Änderungen von Bescheiden nach § 295 BAO haben zwingend zu erfolgen (vgl. das hg. Erkenntnis vom , 2006/14/0027), wobei mit der Änderung oder Aufhebung des abgeleiteten Bescheides gewartet werden kann, bis die Abänderung oder Aufhebung des Feststellungsbescheides oder der nachträglich erlassene Feststellungsbescheid rechtskräftig geworden ist. Die Verpflichtung zur Anpassung abgeleiteter Bescheide wegen nachträglicher Änderung von Grundlagenbescheiden gemäß § 295 Abs. 1 BAO kann mittels Devolutionsantrag geltend gemacht werden (vgl. Ritz , BAO4, § 311 Tz 7). Damit ist - entgegen den Ausführungen der belangten Behörde - ein effektiver Rechtsschutz gewährleistet.
Anspruchszinsenbescheide sind an die Stammabgabenbescheide gebunden. Wenn sich diese nachträglich als rechtswidrig erweisen und abgeändert oder aufgehoben werden, sind neue, an die geänderten Stammabgabenbescheide gebundene Anspruchszinsenbescheide zu erlassen. § 295 Abs. 3 BAO bietet dafür die verfahrensrechtliche Grundlage (vgl. das hg. Erkenntnis , 2006/15/0150).

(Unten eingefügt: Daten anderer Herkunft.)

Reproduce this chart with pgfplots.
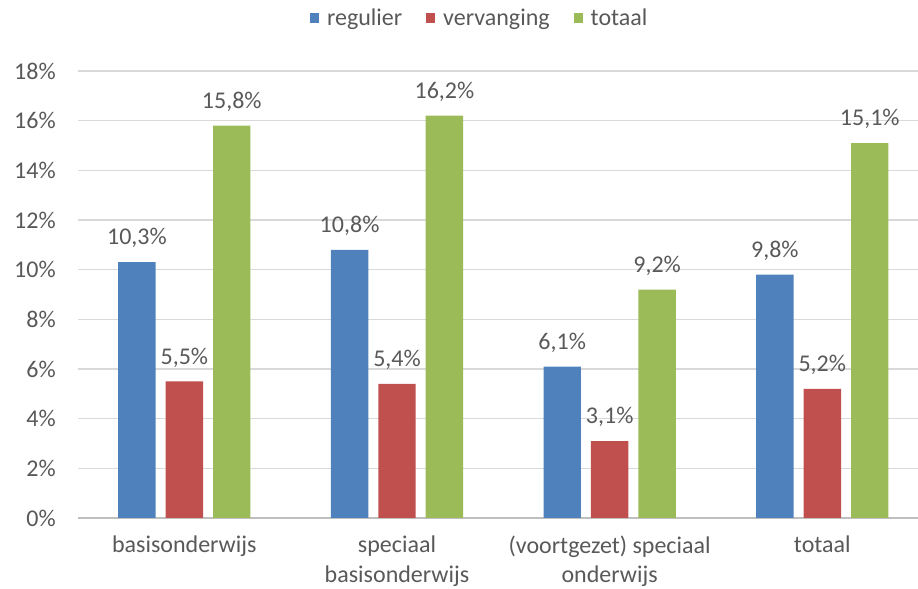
\documentclass[border=0pt]{standalone}
\usepackage{pgfplots}
\pgfplotsset{compat=1.18}
\usepackage{fontspec}
\setmainfont{Carlito}
\definecolor{cblue}{HTML}{4F81BD}
\definecolor{cred}{HTML}{C0504D}
\definecolor{cgreen}{HTML}{9BBB59}
\definecolor{ctext}{HTML}{595959}
\definecolor{cgrid}{HTML}{D9D9D9}
\definecolor{caxis}{HTML}{BFBFBF}
\begin{document}
\begin{tikzpicture}
\begin{axis}[
  at={(58.5pt,53.25pt)}, anchor=south west,
  scale only axis, width=630pt, height=335.25pt,
  ybar, bar width=0.176,
  xmin=-0.5, xmax=3.45, ymin=0, ymax=18,
  ytick={0,2,...,18},
  xtick={0,1,2,3},
  xticklabels={basisonderwijs, speciaal\\basisonderwijs, (voortgezet) speciaal\\onderwijs, totaal},
  /pgf/number format/assume math mode=true,
  yticklabel={\pgfmathprintnumber{\tick}\%},
  font=\fontsize{18}{22}\selectfont,
  every tick label/.append style={text=ctext},
  xticklabel style={align=center, anchor=north, yshift=-10pt},
  yticklabel style={anchor=east, inner sep=0pt, xshift=-16.5pt},
  major tick length=0pt,
  ymajorgrids, grid style={cgrid, line width=1.1pt},
  axis y line*=left, y axis line style={draw=none},
  axis x line*=bottom, x axis line style={caxis, line width=1.3pt},
  axis line style={-},
  separate axis lines,
  clip=false,
  nodes near coords={\pgfmathprintnumber[fixed,precision=1,fixed zerofill,use comma]{\pgfplotspointmeta}\%},
  every node near coord/.append style={text=ctext, anchor=base, yshift=13pt, font=\fontsize{18}{22}\selectfont},
  legend columns=3,
  legend style={at={(0.4786,1.1186)}, anchor=center, draw=none, fill=none,
    font=\fontsize{18}{22}\selectfont, text=ctext,
    /tikz/every odd column/.append style={column sep=4pt},
    /tikz/every even column/.append style={column sep=16pt}},
  legend image code/.code={\fill[#1] (0pt,-3.6pt) rectangle (6.75pt,3.6pt);},
]
\addplot[fill=cblue, draw=none, bar shift=-0.223] coordinates {(0,10.3) (1,10.8) (2,6.1) (3,9.8)};
\addplot[fill=cred, draw=none, bar shift=0] coordinates {(0,5.5) (1,5.4) (2,3.1) (3,5.2)};
\addplot[fill=cgreen, draw=none, bar shift=0.223] coordinates {(0,15.8) (1,16.2) (2,9.2) (3,15.1)};
\legend{regulier, vervanging, totaal}
\end{axis}
\pgfresetboundingbox
\path (0,0) rectangle (688.5pt,441.75pt);
\end{tikzpicture}
\end{document}
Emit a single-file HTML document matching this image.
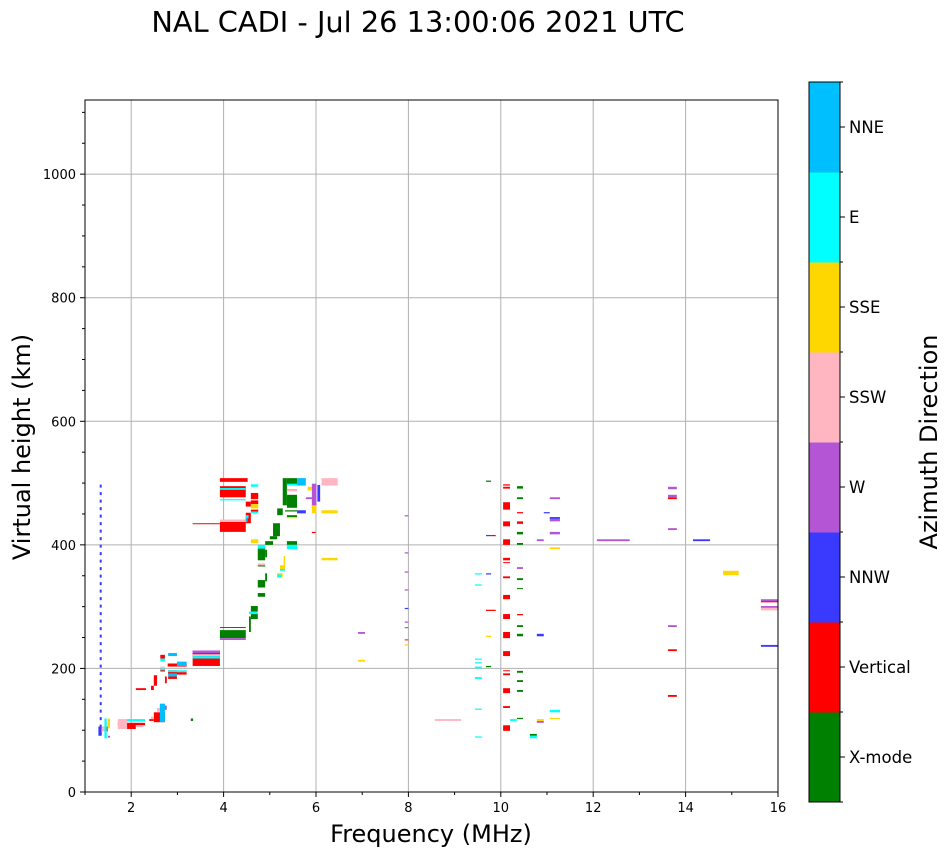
<!DOCTYPE html>
<html><head><meta charset="utf-8"><style>
html,body{margin:0;padding:0;background:#fff;}
svg{display:block;font-family:"DejaVu Sans","Liberation Sans",sans-serif;}
</style></head><body>
<svg id="chart" width="951" height="856" viewBox="0 0 951 856" xmlns="http://www.w3.org/2000/svg">
<text x="418" y="32" font-size="28.8" text-anchor="middle">NAL CADI - Jul 26 13:00:06 2021 UTC</text>
<g id="grid"></g>
<g id="marks"></g>
<rect x="85" y="100" width="693" height="692" fill="none" stroke="#000" stroke-width="1"/>
<g id="axes"></g>
<text x="431" y="842" font-size="24" text-anchor="middle">Frequency (MHz)</text>
<text transform="translate(30,447) rotate(-90)" font-size="24" text-anchor="middle">Virtual height (km)</text>
<g id="cbar"></g>
<text transform="translate(937,442) rotate(-90)" font-size="24" text-anchor="middle">Azimuth Direction</text>
</svg>
<script>
// ---- data ----
const directions = ["X-mode","Vertical","NNW","W","SSW","SSE","E","NNE"];
const dirColors = ["#008000","#ff0000","#3a3aff","#b455d6","#ffb6c1","#ffd700","#00ffff","#00bfff"];
const xTicks = [2,4,6,8,10,12,14,16];
const yTicks = [0,200,400,600,800,1000];
// rows: [fStart MHz, fEnd MHz, hLow km, hHigh km]
const xmode = [
 [5.37,5.59,498,508],[5.28,5.37,464,508],[5.37,5.59,460,481],[5.37,5.59,487,490],[5.33,5.59,454,456],[5.37,5.59,445,448],
 [5.16,5.28,448,459],[5.07,5.22,414,435],[5.00,5.16,409,414],[4.90,5.07,400,406],[4.74,4.90,375,394],[4.90,4.94,380,392],
 [4.74,4.90,365,367],[4.90,4.94,341,354],[4.74,4.90,331,343],[4.74,4.90,316,322],[4.59,4.74,292,301],[4.59,4.74,280,288],
 [4.55,4.59,259,284],[3.92,4.48,249,262],[3.92,4.48,266,267],[5.37,5.59,400,406],[3.29,3.34,115,119],
 [9.68,9.79,502,504],[9.68,9.79,202,204],
 [10.35,10.48,491,495],[10.35,10.48,474,477],[10.35,10.48,417,421],[10.35,10.48,400,403],[10.35,10.48,343,346],[10.35,10.48,329,330],
 [10.35,10.48,267,270],[10.35,10.48,252,256],[10.35,10.48,193,196],[10.35,10.48,178,181],[10.35,10.48,162,165],[10.35,10.48,118,120],
 [10.63,10.78,91,94]
];
const vertical = [
 [3.92,4.52,502,508],[3.92,4.48,477,495],[3.92,4.48,421,437],[3.33,3.92,434,435],
 [4.59,4.75,474,484],[4.59,4.75,466,472],[4.59,4.75,454,457],[4.48,4.59,462,470],[4.48,4.59,435,452],
 [5.91,5.99,419,421],[3.33,3.92,204,229],[2.79,3.20,203,208],[2.80,2.99,192,197],[2.80,3.20,190,194],[2.80,2.99,183,187],
 [2.63,2.73,216,222],[2.63,2.73,195,200],[2.73,2.77,176,187],[2.49,2.56,172,189],[2.43,2.49,165,172],[2.10,2.32,165,168],
 [1.71,2.30,108,112],[1.91,2.10,102,110],[2.49,2.73,113,129],[2.39,2.49,115,118],[1.45,1.49,98,106],
 [9.79,9.89,414,416],[9.68,9.89,293,295],
 [10.05,10.20,496,498],[10.05,10.20,491,494],[10.05,10.20,457,469],[10.05,10.20,430,438],[10.05,10.20,400,409],[10.05,10.20,375,379],
 [10.05,10.20,371,372],[10.05,10.20,346,349],[10.05,10.20,312,319],[10.05,10.20,280,288],[10.05,10.20,249,259],[10.05,10.20,220,228],
 [10.05,10.20,196,197],[10.05,10.20,189,192],[10.05,10.20,160,168],[10.05,10.20,136,139],[10.05,10.20,99,108],
 [10.35,10.48,451,453],[10.35,10.48,434,438],[10.35,10.48,286,288],
 [13.62,13.81,474,477],[13.62,13.81,228,231],[13.62,13.81,154,157],[15.63,16.0,307,309],[7.92,8.0,246,247]
];
const nnw = [
 [5.59,5.78,451,456],[6.03,6.09,470,497],[10.78,10.93,252,256],[11.06,11.28,442,445],[10.93,11.06,451,453],
 [14.16,14.53,406,409],[15.63,16.0,235,238],[9.68,9.79,352,354],[9.68,9.79,414,416],[7.92,8.0,296,298],
 [3.33,3.92,223,225],[1.29,1.36,91,106],[2.63,2.71,133,136]
];
const west = [
 [5.78,5.98,474,477],[5.91,6.01,460,499],[6.91,7.06,256,259],[3.92,4.48,246,249],[3.33,3.92,225,229],[2.71,2.77,133,140],
 [1.49,1.54,88,91],[7.92,8.0,446,448],[7.92,8.0,386,388],[7.92,8.0,355,357],[7.92,8.0,326,328],[7.92,8.0,274,276],[7.92,8.0,265,267],
 [10.35,10.48,361,364],[10.78,10.93,406,409],[10.78,10.93,112,115],[11.06,11.28,474,477],[11.06,11.28,438,442],[11.06,11.28,417,421],
 [12.08,12.79,406,409],[13.62,13.81,490,494],[13.62,13.81,477,481],[13.62,13.81,424,427],[13.62,13.81,267,270],
 [15.63,16.0,309,312],[15.63,16.0,298,301]
];
const ssw = [
 [3.92,4.48,437,441],[6.12,6.47,496,508],[4.74,4.90,367,370],[3.33,3.92,220,223],[2.63,2.73,200,203],
 [1.71,1.91,102,118],[2.10,2.26,105,108],[2.56,2.62,130,136],[2.43,2.49,118,122],[1.36,1.42,98,106],
 [8.57,9.14,115,118],[15.63,16.0,294,298],[5.37,5.59,487,490]
];
const sse = [
 [4.59,4.75,459,466],[4.59,4.75,403,409],[5.37,5.59,443,445],[6.12,6.47,451,456],[6.12,6.47,375,379],[5.82,5.91,488,494],
 [5.91,6.01,451,464],[5.30,5.33,367,382],[5.22,5.33,361,367],[5.16,5.28,348,354],[6.91,7.06,211,214],[1.49,1.54,103,119],
 [9.68,9.79,251,253],[7.92,8.0,237,239],[10.78,10.93,115,118],[11.06,11.28,393,396],[11.06,11.28,118,120],[14.81,15.15,351,358]
];
const east = [
 [3.92,4.48,472,474],[3.92,4.48,489,492],[4.59,4.75,494,498],[4.59,4.75,451,454],[4.48,4.54,443,448],[4.74,4.90,394,400],
 [5.37,5.59,393,400],[4.55,4.74,288,292],[5.22,5.33,358,361],[5.16,5.26,347,352],[5.37,5.59,496,499],
 [3.33,3.92,216,220],[2.80,3.20,194,197],[2.63,2.73,211,216],[2.63,2.73,197,200],[1.91,2.30,114,118],[1.42,1.47,87,119],
 [9.44,9.59,352,354],[9.44,9.59,334,336],[9.44,9.59,214,216],[9.44,9.59,208,210],[9.44,9.59,200,203],[9.44,9.59,183,186],
 [9.44,9.59,133,135],[9.44,9.59,88,90],[10.20,10.35,115,118],[10.63,10.78,87,91],[11.06,11.28,129,133]
];
const nne = [
 [5.59,5.78,496,508],[2.80,2.99,220,225],[2.99,3.20,204,211],[2.80,2.99,187,192],[2.62,2.73,113,143],[4.48,4.52,437,443]
];
const dottedLine = [1.34, 92, 498]; // freq, hLow, hHigh
const seriesByDir = [xmode, vertical, nnw, west, ssw, sse, east, nne];

// ---- scales ----
const X0=85, X1=778, Y0=792, Y1=100, FMIN=1, FMAX=16, HMIN=0, HMAX=1120;
const xs = f => X0 + (f-FMIN)/(FMAX-FMIN)*(X1-X0);
const ys = h => Y0 - (h-HMIN)/(HMAX-HMIN)*(Y0-Y1);
const NS="http://www.w3.org/2000/svg";
function mk(tag, attrs, parent){const e=document.createElementNS(NS,tag);for(const k in attrs)e.setAttribute(k,attrs[k]);parent.appendChild(e);return e;}

const grid=document.getElementById('grid'), axes=document.getElementById('axes'), marks=document.getElementById('marks'), cbar=document.getElementById('cbar');
xTicks.forEach(t=>{
  const l=mk('line',{x1:xs(t),x2:xs(t),y1:Y1,y2:Y0,stroke:'#b0b0b0','stroke-width':1},grid);
  
  
  mk('line',{x1:xs(t),x2:xs(t),y1:Y0,y2:Y0+5,stroke:'#000'},axes);
  const tx=mk('text',{x:xs(t),y:Y0+20,'font-size':13,'text-anchor':'middle'},axes);tx.textContent=t;
  
  
});
for(let f=1;f<=16;f+=2){mk('line',{x1:xs(f),x2:xs(f),y1:Y0,y2:Y0+3,stroke:'#000'},axes);}
yTicks.forEach(t=>{
  const l=mk('line',{x1:X0,x2:X1,y1:ys(t),y2:ys(t),stroke:'#b0b0b0','stroke-width':1},grid);
  
  
  mk('line',{x1:X0-5,x2:X0,y1:ys(t),y2:ys(t),stroke:'#000'},axes);
  const tx=mk('text',{x:X0-9,y:ys(t)+5,'font-size':13,'text-anchor':'end'},axes);tx.textContent=t;
  
  
});
for(let h=50;h<HMAX;h+=50){if(h%200)mk('line',{x1:X0-3,x2:X0,y1:ys(h),y2:ys(h),stroke:'#000'},axes);}

// marks
seriesByDir.forEach((rows,di)=>{
  rows.forEach(r=>{
    const x=xs(r[0]), w=Math.max(1,xs(r[1])-xs(r[0])), y=ys(r[3]), hh=Math.max(1,ys(r[2])-ys(r[3]));
    const rc=mk('rect',{x:x,y:y,width:w,height:hh,fill:dirColors[di]},marks);
    
    
  });
});
const dl=mk('line',{x1:xs(dottedLine[0]),x2:xs(dottedLine[0]),y1:ys(dottedLine[1]),y2:ys(dottedLine[2]),stroke:dirColors[2],'stroke-width':2,'stroke-dasharray':'3 4.5'},marks);



// colorbar
const CX=809, CW=31, CT=82, CB=802, seg=(CB-CT)/directions.length;
directions.forEach((d,i)=>{
  const y=CB-(i+1)*seg;
  const r=mk('rect',{x:CX,y:y,width:CW,height:seg+0.5,fill:dirColors[i]},cbar);
  
  
  mk('line',{x1:CX+CW,x2:CX+CW+5,y1:y+seg/2,y2:y+seg/2,stroke:'#000'},cbar);
  mk('line',{x1:CX+CW,x2:CX+CW+3,y1:y,y2:y,stroke:'#000'},cbar);
  const t=mk('text',{x:CX+CW+9,y:y+seg/2+6,'font-size':16.5},cbar);t.textContent=d;
  
  
});
mk('line',{x1:CX+CW,x2:CX+CW+3,y1:CB,y2:CB,stroke:'#000'},cbar);
mk('rect',{x:CX,y:CT,width:CW,height:CB-CT,fill:'none',stroke:'#000'},cbar);
</script>
</body></html>
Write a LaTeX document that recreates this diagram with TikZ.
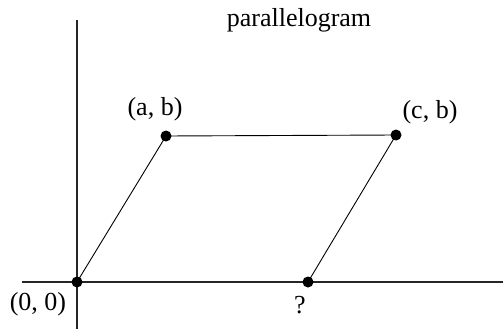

Da die belangte Behörde somit zu Unrecht von einer Beseitigung des Einkommensteuer- und Anspruchszinsenbescheides durch die Entscheidung der belangten Behörde betreffend die Feststellung von Einkünften ausgegangen ist, war
der angefochtene Bescheid gemäß § 42 Abs. 2 Z 1 VwGG wegen Rechtswidrigkeit seines Inhaltes aufzuheben.